Handwriting expert to offer tips on examining penmanship Nov. 25

Adam Prudhomme
Beaver Staff

Handwritten letters are a great tool for researching a family’s history, not just for what was written, but how it was written.

That’s what Carol St. Clair will delve into at the next edition of Lennox and Addington County’s Learning Labs, which takes place at the county’s museum Nov. 25 from 10 a.m. to noon.

An expert on handwriting analysis, St. Clair will offer tips on how to piece together clues about a relative by simply examining their penmanship.

“I profile personalities,” St. Clair says of her analysis. “In finding samples of my great-great grandfather’s handwriting I realized I would have liked this guy. He was a smart businessman and he was honest. That’s what got me started and then my grandparents, I started bringing them to life with their personality.”

Making assumptions based on handwriting might seem like a stretch at first, but St. Clair says people do it a lot more than they might realize.

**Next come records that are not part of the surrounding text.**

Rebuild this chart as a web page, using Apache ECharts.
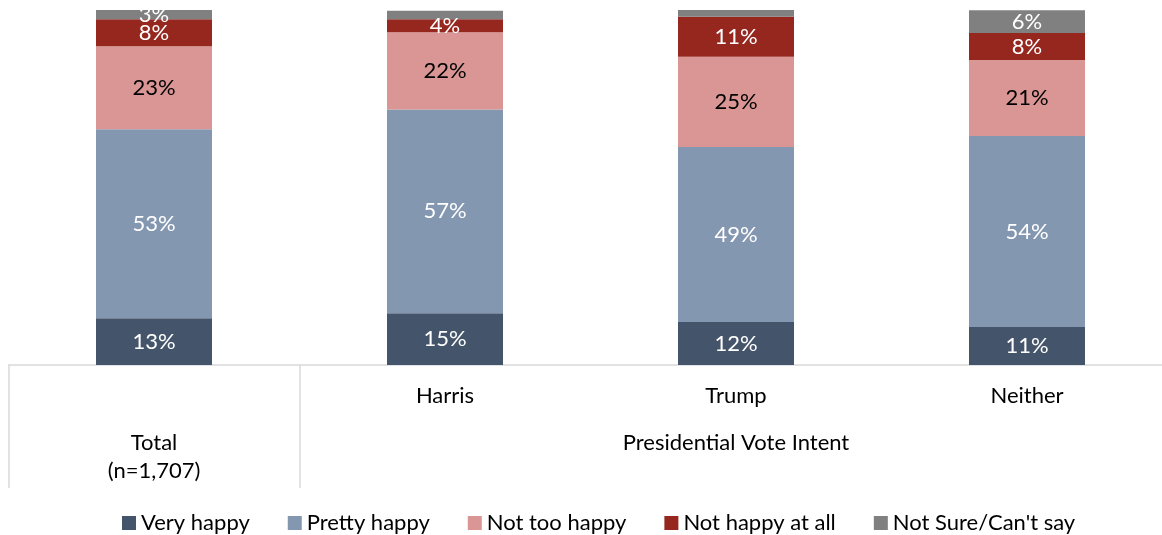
<!DOCTYPE html>
<html><head><meta charset="utf-8">
<script src="https://cdn.jsdelivr.net/npm/echarts@6/dist/echarts.min.js"></script>
<style>html,body{margin:0;padding:0;background:#fff}#c{width:1162px;height:535px}</style>
</head><body><div id="c"></div>
<script>
const categories = ['Total', 'Harris', 'Trump', 'Neither'];
const subLabels = ['', 'Harris', 'Trump', 'Neither'];
const groupLabels = ['Total\n(n=1,707)', '', 'Presidential Vote Intent', ''];
const veryHappy = [13.2, 14.6, 12.1, 10.7];
const prettyHappy = [53.2, 57.4, 49.3, 53.8];
const notTooHappy = [23.4, 21.7, 25.4, 21.4];
const notHappyAtAll = [7.6, 3.7, 11.3, 7.6];
const notSure = [2.6, 2.4, 1.9, 6.4];
const seriesNames = ['Very happy', 'Pretty happy', 'Not too happy', 'Not happy at all', 'Not Sure/Can\'t say'];
const colors = ['#44546a', '#8497b0', '#da9694', '#95271f', '#808080'];
const labelColors = ['#fff', '#fff', '#000', '#fff', '#fff'];
const values = [veryHappy, prettyHappy, notTooHappy, notHappyAtAll, notSure];
const FONT = 'Lato, "Open Sans", sans-serif';
const FS = 22;

const chart = echarts.init(document.getElementById('c'));
chart.setOption({
  animation: false,
  color: colors,
  textStyle: { fontFamily: FONT },
  grid: { left: 8.5, top: 10, width: 1164, height: 355, outerBoundsMode: 'none', containLabel: false },
  legend: {
    top: 507, left: 117, itemWidth: 14, itemHeight: 14, itemGap: 38, icon: 'rect',
    textStyle: { fontSize: FS, color: '#000', fontFamily: FONT },
    data: seriesNames
  },
  xAxis: [
    {
      type: 'category', data: subLabels, position: 'bottom',
      axisLine: { lineStyle: { color: '#d9d9d9', width: 1.5 } },
      axisTick: { show: true, length: 123, lineStyle: { color: '#d9d9d9', width: 1.5 },
        interval: function (i) { return i <= 1; } },
      axisLabel: { margin: 20, fontSize: FS, color: '#000', fontFamily: FONT, interval: 0 }
    },
    {
      type: 'category', data: groupLabels, position: 'bottom', offset: 0,
      axisLine: { show: false }, axisTick: { show: false },
      axisLabel: { margin: 64, fontSize: FS, color: '#000', lineHeight: 28, fontFamily: FONT, interval: 0 }
    }
  ],
  yAxis: { type: 'value', min: 0, max: 100, show: false },
  series: values.map((v, k) => ({
    name: seriesNames[k], type: 'bar', stack: 'a', barWidth: 116, data: v,
    label: {
      show: true, position: 'inside', color: labelColors[k], fontSize: FS, fontFamily: FONT,
      formatter: p => (k === 4 && p.value < 2.5) ? '' : Math.round(p.value) + '%'
    }
  }))
});
</script></body></html>
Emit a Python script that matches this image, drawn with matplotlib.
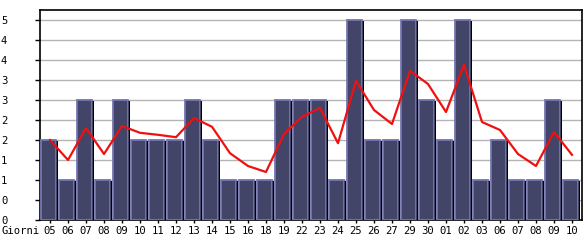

“This will give people a chance to start looking at their ancestors in a whole new way and get some of their personality,” said St. Clair. “When you get Christmas cards from relatives or something in the mail from someone you don’t know that’s handwritten, you start making judgements about their personality. Those judgements are right. You just don’t understand how you’ve come to that judgement.”

“I’m teaching people the basics of handwriting analysis and how they can apply it to their letters,” she added. “The different patterns, how letters are formed and what it means.”

While history books tend to boil down the past to just the important moments, St. Clair says a handwritten letter from an everyday person of that era can offer so much more.

“It’s a snapshot of their everyday life,” she said. “What the weather was like, what they paid for a pig at the market and that sort of thing. Love letters are wonderful too.”

During her talk she’ll also touch upon how to read old census records, which can be extremely helpful when piece together a family tree.

Admission to the Archives’ Learning Lab is $3. Guests are encouraged to bring samples of letters, diaries or other written records from their family archives.

Also on Saturday the county will be hosting a screening of Harry’s Story, a documentary about Flinton resident Harry Andringa. He was nine years old when Hitler’s Nazis invaded the Netherlands. His family risked their own lives by hiding Jews from the Nazis, saving them from the death camps. The film, which will be shown at the Museum and Archives, will begin at 2 p.m. Admission is $3.